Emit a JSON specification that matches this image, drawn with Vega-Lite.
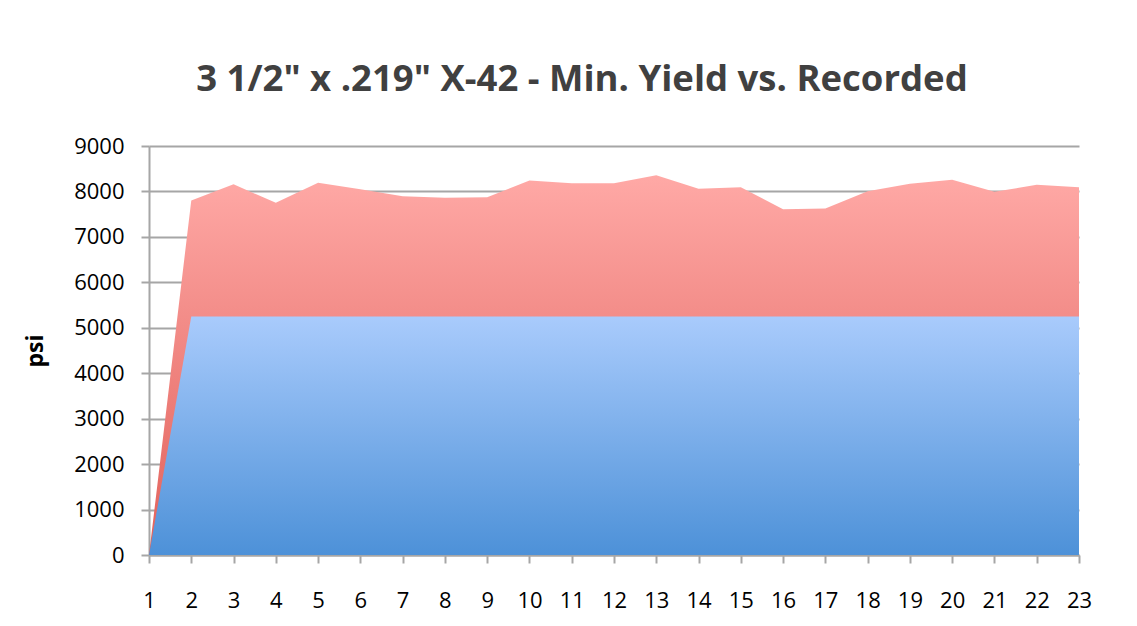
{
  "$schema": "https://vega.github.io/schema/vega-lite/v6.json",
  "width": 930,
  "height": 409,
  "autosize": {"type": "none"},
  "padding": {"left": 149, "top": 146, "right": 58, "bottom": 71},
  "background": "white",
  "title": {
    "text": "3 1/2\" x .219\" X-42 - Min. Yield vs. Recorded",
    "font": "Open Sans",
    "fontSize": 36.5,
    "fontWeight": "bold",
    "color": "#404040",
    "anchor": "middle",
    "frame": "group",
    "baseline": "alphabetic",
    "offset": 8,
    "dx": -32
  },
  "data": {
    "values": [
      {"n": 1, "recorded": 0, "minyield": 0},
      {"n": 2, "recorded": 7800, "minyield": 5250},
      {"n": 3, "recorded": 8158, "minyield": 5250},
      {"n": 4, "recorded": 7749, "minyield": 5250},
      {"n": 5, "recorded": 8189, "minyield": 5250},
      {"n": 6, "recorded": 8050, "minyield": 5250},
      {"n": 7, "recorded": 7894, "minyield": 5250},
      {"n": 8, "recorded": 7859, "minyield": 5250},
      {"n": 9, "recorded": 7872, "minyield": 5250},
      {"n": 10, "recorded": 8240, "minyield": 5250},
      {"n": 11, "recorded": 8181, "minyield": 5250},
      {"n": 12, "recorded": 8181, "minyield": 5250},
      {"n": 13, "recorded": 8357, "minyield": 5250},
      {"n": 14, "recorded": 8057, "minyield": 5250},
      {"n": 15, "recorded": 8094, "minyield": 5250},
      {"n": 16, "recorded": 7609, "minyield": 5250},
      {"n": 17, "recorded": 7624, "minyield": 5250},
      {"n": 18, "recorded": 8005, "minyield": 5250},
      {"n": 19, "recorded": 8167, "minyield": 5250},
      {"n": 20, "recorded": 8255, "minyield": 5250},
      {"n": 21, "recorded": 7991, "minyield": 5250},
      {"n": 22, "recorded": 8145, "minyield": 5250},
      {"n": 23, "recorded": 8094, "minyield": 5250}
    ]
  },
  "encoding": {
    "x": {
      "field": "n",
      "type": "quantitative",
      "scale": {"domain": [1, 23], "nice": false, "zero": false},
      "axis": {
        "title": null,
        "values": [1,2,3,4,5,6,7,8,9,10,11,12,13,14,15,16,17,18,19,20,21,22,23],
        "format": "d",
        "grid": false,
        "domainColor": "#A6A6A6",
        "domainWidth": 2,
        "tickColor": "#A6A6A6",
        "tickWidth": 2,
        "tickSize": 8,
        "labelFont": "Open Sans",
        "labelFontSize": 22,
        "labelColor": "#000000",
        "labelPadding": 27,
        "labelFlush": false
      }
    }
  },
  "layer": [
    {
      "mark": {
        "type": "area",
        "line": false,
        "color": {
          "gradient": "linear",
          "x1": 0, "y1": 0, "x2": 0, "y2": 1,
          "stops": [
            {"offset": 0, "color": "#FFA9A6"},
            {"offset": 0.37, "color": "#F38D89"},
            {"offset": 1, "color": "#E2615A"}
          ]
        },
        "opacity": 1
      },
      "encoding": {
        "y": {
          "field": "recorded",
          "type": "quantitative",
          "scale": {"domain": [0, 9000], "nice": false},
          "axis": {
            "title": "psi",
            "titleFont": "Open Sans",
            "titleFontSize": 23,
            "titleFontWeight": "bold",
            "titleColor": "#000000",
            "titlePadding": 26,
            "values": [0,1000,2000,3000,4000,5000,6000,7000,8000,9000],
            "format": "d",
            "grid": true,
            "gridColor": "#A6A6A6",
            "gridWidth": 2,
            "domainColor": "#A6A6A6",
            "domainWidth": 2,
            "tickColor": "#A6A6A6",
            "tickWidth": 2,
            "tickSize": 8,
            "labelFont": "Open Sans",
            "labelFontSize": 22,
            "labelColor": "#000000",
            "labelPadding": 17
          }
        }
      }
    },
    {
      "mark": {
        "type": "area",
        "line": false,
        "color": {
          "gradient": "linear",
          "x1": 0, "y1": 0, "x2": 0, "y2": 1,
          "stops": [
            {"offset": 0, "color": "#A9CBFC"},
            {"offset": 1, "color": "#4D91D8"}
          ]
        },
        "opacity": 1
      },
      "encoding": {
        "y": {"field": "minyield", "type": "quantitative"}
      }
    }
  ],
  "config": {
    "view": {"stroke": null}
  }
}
○ ○ ○ ○ ○
TASK: Give every line above again exactly, with no pictures.

ANSWER TO THIS PROBLEM:
Emit a JSON specification that matches this image, drawn with Vega-Lite.
{
  "$schema": "https://vega.github.io/schema/vega-lite/v6.json",
  "width": 930,
  "height": 409,
  "autosize": {"type": "none"},
  "padding": {"left": 149, "top": 146, "right": 58, "bottom": 71},
  "background": "white",
  "title": {
    "text": "3 1/2\" x .219\" X-42 - Min. Yield vs. Recorded",
    "font": "Open Sans",
    "fontSize": 36.5,
    "fontWeight": "bold",
    "color": "#404040",
    "anchor": "middle",
    "frame": "group",
    "baseline": "alphabetic",
    "offset": 8,
    "dx": -32
  },
  "data": {
    "values": [
      {"n": 1, "recorded": 0, "minyield": 0},
      {"n": 2, "recorded": 7800, "minyield": 5250},
      {"n": 3, "recorded": 8158, "minyield": 5250},
      {"n": 4, "recorded": 7749, "minyield": 5250},
      {"n": 5, "recorded": 8189, "minyield": 5250},
      {"n": 6, "recorded": 8050, "minyield": 5250},
      {"n": 7, "recorded": 7894, "minyield": 5250},
      {"n": 8, "recorded": 7859, "minyield": 5250},
      {"n": 9, "recorded": 7872, "minyield": 5250},
      {"n": 10, "recorded": 8240, "minyield": 5250},
      {"n": 11, "recorded": 8181, "minyield": 5250},
      {"n": 12, "recorded": 8181, "minyield": 5250},
      {"n": 13, "recorded": 8357, "minyield": 5250},
      {"n": 14, "recorded": 8057, "minyield": 5250},
      {"n": 15, "recorded": 8094, "minyield": 5250},
      {"n": 16, "recorded": 7609, "minyield": 5250},
      {"n": 17, "recorded": 7624, "minyield": 5250},
      {"n": 18, "recorded": 8005, "minyield": 5250},
      {"n": 19, "recorded": 8167, "minyield": 5250},
      {"n": 20, "recorded": 8255, "minyield": 5250},
      {"n": 21, "recorded": 7991, "minyield": 5250},
      {"n": 22, "recorded": 8145, "minyield": 5250},
      {"n": 23, "recorded": 8094, "minyield": 5250}
    ]
  },
  "encoding": {
    "x": {
      "field": "n",
      "type": "quantitative",
      "scale": {"domain": [1, 23], "nice": false, "zero": false},
      "axis": {
        "title": null,
        "values": [1,2,3,4,5,6,7,8,9,10,11,12,13,14,15,16,17,18,19,20,21,22,23],
        "format": "d",
        "grid": false,
        "domainColor": "#A6A6A6",
        "domainWidth": 2,
        "tickColor": "#A6A6A6",
        "tickWidth": 2,
        "tickSize": 8,
        "labelFont": "Open Sans",
        "labelFontSize": 22,
        "labelColor": "#000000",
        "labelPadding": 27,
        "labelFlush": false
      }
    }
  },
  "layer": [
    {
      "mark": {
        "type": "area",
        "line": false,
        "color": {
          "gradient": "linear",
          "x1": 0, "y1": 0, "x2": 0, "y2": 1,
          "stops": [
            {"offset": 0, "color": "#FFA9A6"},
            {"offset": 0.37, "color": "#F38D89"},
            {"offset": 1, "color": "#E2615A"}
          ]
        },
        "opacity": 1
      },
      "encoding": {
        "y": {
          "field": "recorded",
          "type": "quantitative",
          "scale": {"domain": [0, 9000], "nice": false},
          "axis": {
            "title": "psi",
            "titleFont": "Open Sans",
            "titleFontSize": 23,
            "titleFontWeight": "bold",
            "titleColor": "#000000",
            "titlePadding": 26,
            "values": [0,1000,2000,3000,4000,5000,6000,7000,8000,9000],
            "format": "d",
            "grid": true,
            "gridColor": "#A6A6A6",
            "gridWidth": 2,
            "domainColor": "#A6A6A6",
            "domainWidth": 2,
            "tickColor": "#A6A6A6",
            "tickWidth": 2,
            "tickSize": 8,
            "labelFont": "Open Sans",
            "labelFontSize": 22,
            "labelColor": "#000000",
            "labelPadding": 17
          }
        }
      }
    },
    {
      "mark": {
        "type": "area",
        "line": false,
        "color": {
          "gradient": "linear",
          "x1": 0, "y1": 0, "x2": 0, "y2": 1,
          "stops": [
            {"offset": 0, "color": "#A9CBFC"},
            {"offset": 1, "color": "#4D91D8"}
          ]
        },
        "opacity": 1
      },
      "encoding": {
        "y": {"field": "minyield", "type": "quantitative"}
      }
    }
  ],
  "config": {
    "view": {"stroke": null}
  }
}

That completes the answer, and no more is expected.